I'm really glad they are endangered, I mean, it's about time. There's not a whole lot pandas are doing to preserve themselves, anyway. They just sort of sit there, nibbling away on a sheet of bamboo (which some time long ago, a hungry monk saw, and since then the Chinese, too, eat bamboo) and kind of ponder the problem. I don't really understand why they haven't gone extinct a long time ago. They will only eat bamboo and need weird bamboo-corridors to move because they won't pack lunch when moving around. If they cannot at any point during the day sit down and reach for a pole of bamboo, there's a lot of trouble. Why is the only thing pandas will eat bamboo, which isn't even food, but wood? Have you ever seen anyone build houses out of, say, slabs of steak? Have you ever seen anyone eat bricks for breakfast? I've
not, so why do pandas not understand the purpose of natural resources, like anyone else does?

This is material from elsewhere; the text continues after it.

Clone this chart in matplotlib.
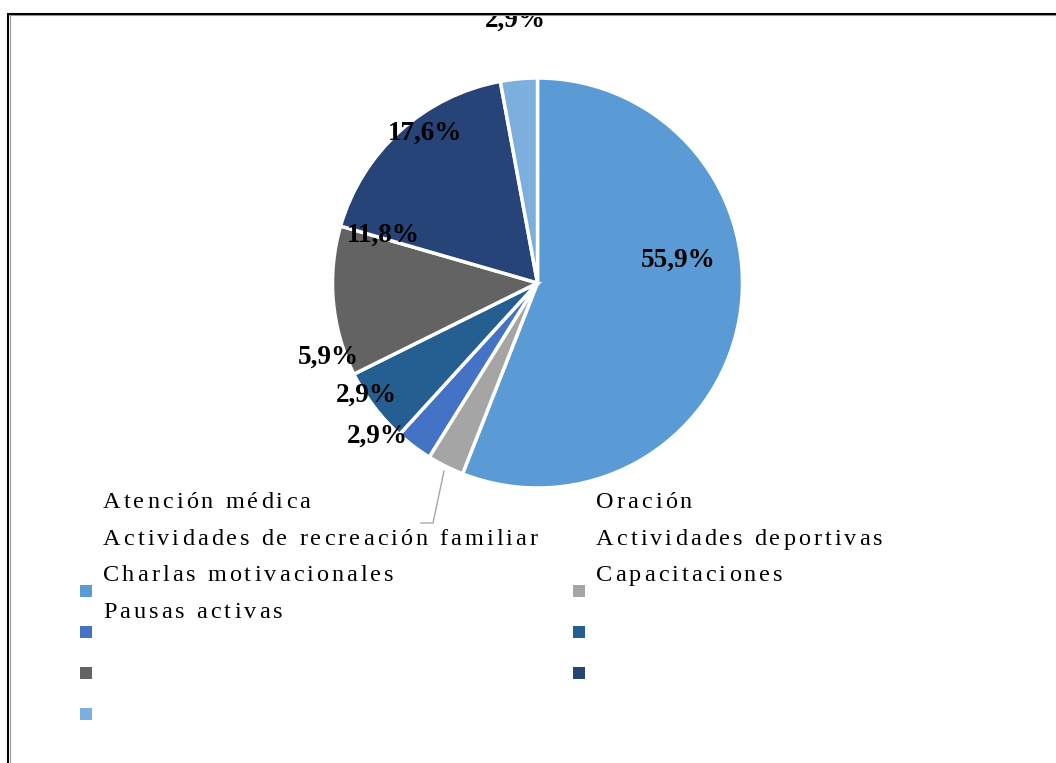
import matplotlib
matplotlib.use("Agg")
import matplotlib.pyplot as plt
from matplotlib.patches import Rectangle
from matplotlib.lines import Line2D

# ---- data ----
categories = ["Atención médica", "Oración", "Actividades de recreación familiar",
              "Actividades deportivas", "Charlas motivacionales", "Capacitaciones",
              "Pausas activas"]
values = [55.9, 2.9, 2.9, 5.9, 11.8, 17.6, 2.9]
value_labels = ["55,9%", "2,9%", "2,9%", "5,9%", "11,8%", "17,6%", "2,9%"]
colors = ["#5B9BD5", "#A5A5A5", "#4472C4", "#255E91", "#636363", "#264478", "#7CAFDD"]

# ---- layout (pixels) ----
W, H = 1056, 763
fig = plt.figure(figsize=(W / 100, H / 100), dpi=100)
fig.patch.set_facecolor("white")


def fx(x):
    return x / W


def fy(y):
    return 1 - y / H


cx, cy, r = 537.5, 283, 205
ax = fig.add_axes([fx(cx - r), fy(cy + r), 2 * r / W, 2 * r / H])
ax.pie(values, colors=colors, startangle=90, counterclock=False,
       wedgeprops=dict(edgecolor="white", linewidth=2.5))
ax.set_xlim(-1, 1)
ax.set_ylim(-1, 1)
ax.set_aspect("equal")
ax.axis("off")

# data labels (Excel placement, baseline pixel coords)
label_pos = [(678, 267), (366, 402), (377, 443), (328, 364), (383, 242), (425, 140), (515, 27)]
for i, (lab, (x, y)) in enumerate(zip(value_labels, label_pos)):
    fig.text(fx(x), fy(y), lab, ha="center", va="baseline",
             fontfamily="Liberation Serif", fontweight="bold", fontsize=19.5,
             color="black", zorder=3)

# leader line for the small grey slice
fig.add_artist(Line2D([fx(444), fx(433), fx(421)], [fy(471), fy(523), fy(523)],
                      color="#A6A6A6", lw=1.0, zorder=2))

# ---- legend (text rows above, markers below, as in the source) ----
fig.canvas.draw()
renderer = fig.canvas.get_renderer()
leg_fs = 17.5
spacing = 3.0
space_w = 0.25 * leg_fs * 100 / 72


def spaced_text(x0, ybase, s):
    x = x0
    for ch in s:
        if ch == " ":
            x += space_w + spacing
            continue
        t = fig.text(fx(x), fy(ybase), ch, ha="left", va="baseline",
                     fontfamily="Liberation Serif", fontsize=leg_fs, color="black")
        w = t.get_window_extent(renderer).width
        x += w + spacing


col_x = [103, 596]
row_base = [508, 545, 581, 618]
for i, name in enumerate(categories):
    spaced_text(col_x[i % 2], row_base[i // 2], name)

mk_x = [80, 573]
mk_top = [585, 626, 667, 708]
for i, c in enumerate(colors):
    x = mk_x[i % 2]
    y = mk_top[i // 2]
    fig.add_artist(Rectangle((fx(x), fy(y + 12)), 12 / W, 12 / H,
                             transform=fig.transFigure, facecolor=c, edgecolor="none"))

# ---- frame (top and left edges), clipping the top label ----
fig.add_artist(Rectangle((0, fy(13.5)), 1, 13.5 / H, transform=fig.transFigure,
                         facecolor="white", edgecolor="none", zorder=5))
fig.add_artist(Line2D([fx(9), 1], [fy(15), fy(15)], color="#9A9A9A", lw=0.8,
                      solid_capstyle="butt", zorder=6))
fig.add_artist(Line2D([fx(9.5), fx(9.5)], [fy(15), 0], color="#9A9A9A", lw=0.8,
                      solid_capstyle="butt", zorder=6))
fig.add_artist(Line2D([fx(6.5), 1], [fy(13.5), fy(13.5)], color="black", lw=1.5,
                      solid_capstyle="butt", zorder=7))
fig.add_artist(Line2D([fx(7.5), fx(7.5)], [fy(12.5), 0], color="black", lw=1.5,
                      solid_capstyle="butt", zorder=7))

fig.savefig("out.png", dpi=100)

So, when I was in this 'panda zoo' - a very accurate description; imagine a zoo but take out the animals in every cage and replace them all by some pandas instead. I was kind of sheepishly wandering around trying to find the pandas, which was much like finding Waldo. Out of around 30 cages or 'areas' (cages with trees) I've seen only, maybe five pandas, although there would be hundreds of signs posted around saying stuff like "this is chi-chi" and "here lives poo-poo". Pandas always have double names, because this is considered cute and obviously these pathetic creations are to be considered that, much like how a retarded child or your demented grandmother going for a wee in the closet would be considered 'cute'.

The most interesting species I came across in the panda zoo was the red panda, which is not a panda but much more like a squirrel or a raccoon. I guess they figured out long ago there was never any future in looking like a massive black and white furby. There were also several drunken panda in a particularly large cage, subsidized by the Sichuan 'panda'-cigarette factory. They were hanging around in trees and pushing some old tires around, and this one time I think they started fighting but halfway during the first lunge by the bigger panda, they both felt tired and decided to call it quits, after which another panda fell out of the tree with a loud groan. Then all the pandas started eating some bamboo, and it was clear they had done enough for the day.

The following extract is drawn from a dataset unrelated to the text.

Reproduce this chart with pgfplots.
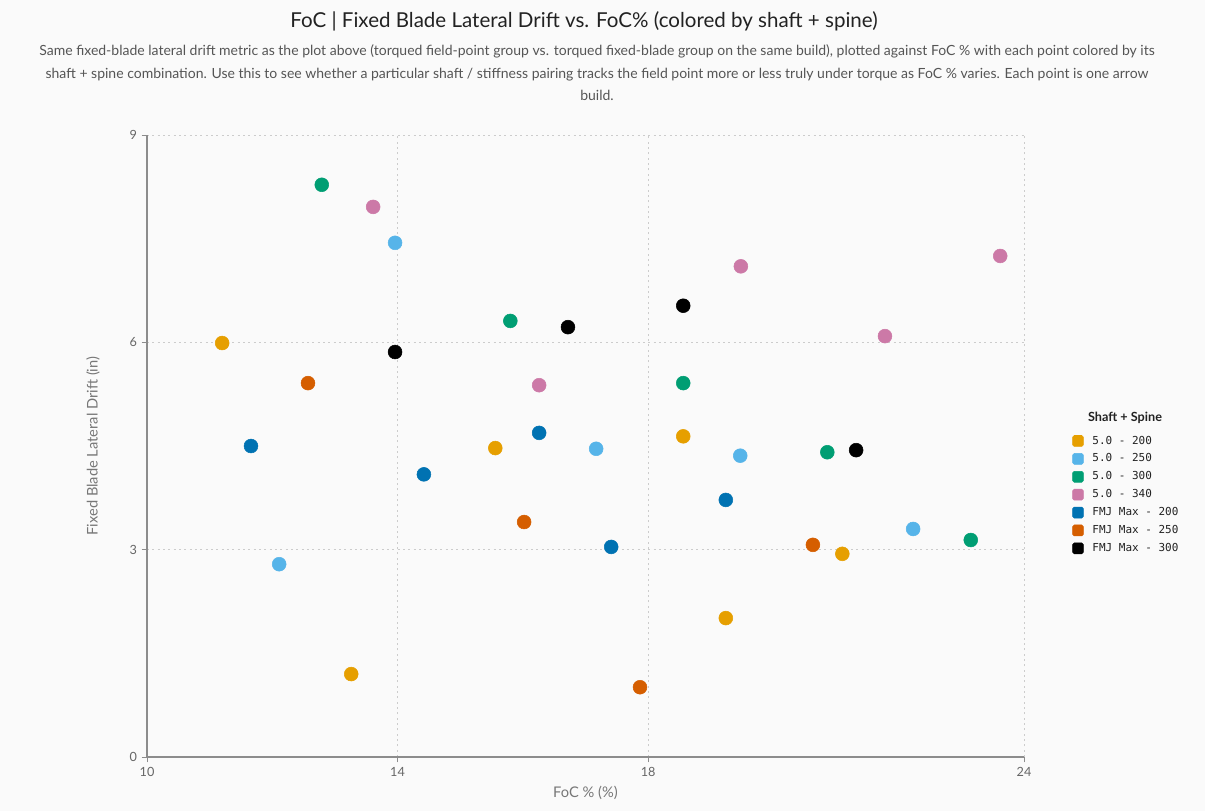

I really hate pandas, and it is most fortunate that female pandas can only get it on one day a year. All pandas are invariably lazy and thick and so I don't think they will actually even realize when it's 'that time of the year' and if they do they will probably prefer eating some more bamboo anyway.

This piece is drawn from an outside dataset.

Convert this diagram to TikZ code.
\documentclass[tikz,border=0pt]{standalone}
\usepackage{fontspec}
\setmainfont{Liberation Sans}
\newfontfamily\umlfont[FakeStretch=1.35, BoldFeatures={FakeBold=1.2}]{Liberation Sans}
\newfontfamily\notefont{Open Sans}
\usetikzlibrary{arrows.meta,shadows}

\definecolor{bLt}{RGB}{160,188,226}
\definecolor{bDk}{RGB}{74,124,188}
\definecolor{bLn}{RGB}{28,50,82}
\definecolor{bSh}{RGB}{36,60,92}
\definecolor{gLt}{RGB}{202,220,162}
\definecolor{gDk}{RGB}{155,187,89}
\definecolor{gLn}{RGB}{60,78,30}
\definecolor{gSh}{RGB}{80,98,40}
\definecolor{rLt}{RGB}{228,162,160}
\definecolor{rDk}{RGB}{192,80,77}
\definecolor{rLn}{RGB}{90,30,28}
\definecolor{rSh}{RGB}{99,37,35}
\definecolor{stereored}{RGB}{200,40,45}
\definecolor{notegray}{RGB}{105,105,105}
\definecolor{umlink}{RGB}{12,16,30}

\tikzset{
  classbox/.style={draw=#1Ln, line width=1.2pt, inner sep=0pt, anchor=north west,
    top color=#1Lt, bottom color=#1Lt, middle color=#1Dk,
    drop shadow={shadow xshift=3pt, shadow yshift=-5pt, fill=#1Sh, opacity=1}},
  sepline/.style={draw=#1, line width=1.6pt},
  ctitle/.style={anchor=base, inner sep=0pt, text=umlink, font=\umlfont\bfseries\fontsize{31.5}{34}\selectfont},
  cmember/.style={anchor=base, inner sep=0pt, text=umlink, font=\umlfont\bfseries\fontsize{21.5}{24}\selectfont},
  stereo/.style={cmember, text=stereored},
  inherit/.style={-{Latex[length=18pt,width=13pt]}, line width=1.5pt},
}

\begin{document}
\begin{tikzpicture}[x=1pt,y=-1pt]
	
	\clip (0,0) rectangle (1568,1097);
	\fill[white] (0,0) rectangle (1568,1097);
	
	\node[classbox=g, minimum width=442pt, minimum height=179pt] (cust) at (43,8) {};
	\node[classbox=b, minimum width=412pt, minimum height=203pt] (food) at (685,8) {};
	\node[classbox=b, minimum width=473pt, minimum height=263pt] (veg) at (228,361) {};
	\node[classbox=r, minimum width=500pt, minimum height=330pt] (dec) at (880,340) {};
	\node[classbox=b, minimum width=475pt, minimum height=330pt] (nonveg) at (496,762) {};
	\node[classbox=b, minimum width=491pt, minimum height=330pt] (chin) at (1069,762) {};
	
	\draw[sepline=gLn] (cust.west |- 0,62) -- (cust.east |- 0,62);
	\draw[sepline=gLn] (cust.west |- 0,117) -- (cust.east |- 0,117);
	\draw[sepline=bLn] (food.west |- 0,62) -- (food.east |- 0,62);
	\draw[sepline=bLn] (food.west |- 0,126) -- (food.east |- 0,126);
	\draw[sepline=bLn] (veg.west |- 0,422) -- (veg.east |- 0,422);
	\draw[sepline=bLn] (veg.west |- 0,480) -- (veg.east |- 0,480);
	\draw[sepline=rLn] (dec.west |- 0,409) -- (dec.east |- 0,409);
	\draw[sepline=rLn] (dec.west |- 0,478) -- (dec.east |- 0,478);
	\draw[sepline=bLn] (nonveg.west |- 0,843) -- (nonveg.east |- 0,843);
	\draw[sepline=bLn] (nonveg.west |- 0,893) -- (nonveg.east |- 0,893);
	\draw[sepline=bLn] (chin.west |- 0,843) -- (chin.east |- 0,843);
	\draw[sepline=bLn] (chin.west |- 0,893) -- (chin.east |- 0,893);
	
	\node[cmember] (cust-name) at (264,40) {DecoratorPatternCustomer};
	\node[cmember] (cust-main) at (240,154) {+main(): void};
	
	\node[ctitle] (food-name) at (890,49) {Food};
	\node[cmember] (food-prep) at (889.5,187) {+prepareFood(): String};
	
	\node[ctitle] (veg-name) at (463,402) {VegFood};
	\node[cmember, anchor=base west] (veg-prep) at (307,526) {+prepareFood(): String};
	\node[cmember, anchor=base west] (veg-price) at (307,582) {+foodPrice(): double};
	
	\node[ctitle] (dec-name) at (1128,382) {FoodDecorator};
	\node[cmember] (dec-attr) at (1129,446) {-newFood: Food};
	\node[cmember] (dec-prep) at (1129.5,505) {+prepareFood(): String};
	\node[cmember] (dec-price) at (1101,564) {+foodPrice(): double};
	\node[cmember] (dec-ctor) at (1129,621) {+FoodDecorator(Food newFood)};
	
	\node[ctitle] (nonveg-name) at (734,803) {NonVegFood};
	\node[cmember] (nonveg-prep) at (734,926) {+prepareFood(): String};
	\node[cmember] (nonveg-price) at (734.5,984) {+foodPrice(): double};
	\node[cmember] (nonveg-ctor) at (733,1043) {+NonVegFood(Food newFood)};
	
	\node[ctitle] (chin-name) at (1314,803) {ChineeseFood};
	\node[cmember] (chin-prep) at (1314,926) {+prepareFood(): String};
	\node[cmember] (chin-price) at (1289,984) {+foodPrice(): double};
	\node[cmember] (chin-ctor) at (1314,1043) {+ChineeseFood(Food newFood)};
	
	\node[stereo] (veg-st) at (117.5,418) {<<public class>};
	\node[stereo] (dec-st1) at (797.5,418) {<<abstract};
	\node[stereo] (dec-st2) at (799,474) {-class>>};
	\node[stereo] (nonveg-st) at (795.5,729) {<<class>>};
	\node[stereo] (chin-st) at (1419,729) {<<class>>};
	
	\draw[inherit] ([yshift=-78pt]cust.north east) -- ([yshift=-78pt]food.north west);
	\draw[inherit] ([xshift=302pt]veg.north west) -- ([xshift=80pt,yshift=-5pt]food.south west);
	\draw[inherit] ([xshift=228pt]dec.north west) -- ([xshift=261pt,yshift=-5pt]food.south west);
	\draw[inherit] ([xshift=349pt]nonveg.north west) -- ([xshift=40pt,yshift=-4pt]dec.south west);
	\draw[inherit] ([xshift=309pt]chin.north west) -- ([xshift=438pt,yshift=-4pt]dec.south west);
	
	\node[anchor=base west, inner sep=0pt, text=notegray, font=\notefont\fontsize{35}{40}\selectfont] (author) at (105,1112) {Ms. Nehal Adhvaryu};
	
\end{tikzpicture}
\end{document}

I also punched a panda in the nose once, when he came too close to the cage, but that is another story.

And so, we arrive at the conclusion! How well do the pandas perform in the great scale of things? Is there even a proper way to measure such impotence? There is!


Final rating:
One star!
Pandas are the saddest thing to happen to China since they invented gunpowder and thought there was nothing left to invent so stopped progressing as a civilization since then. Not even the dodo would steep so low!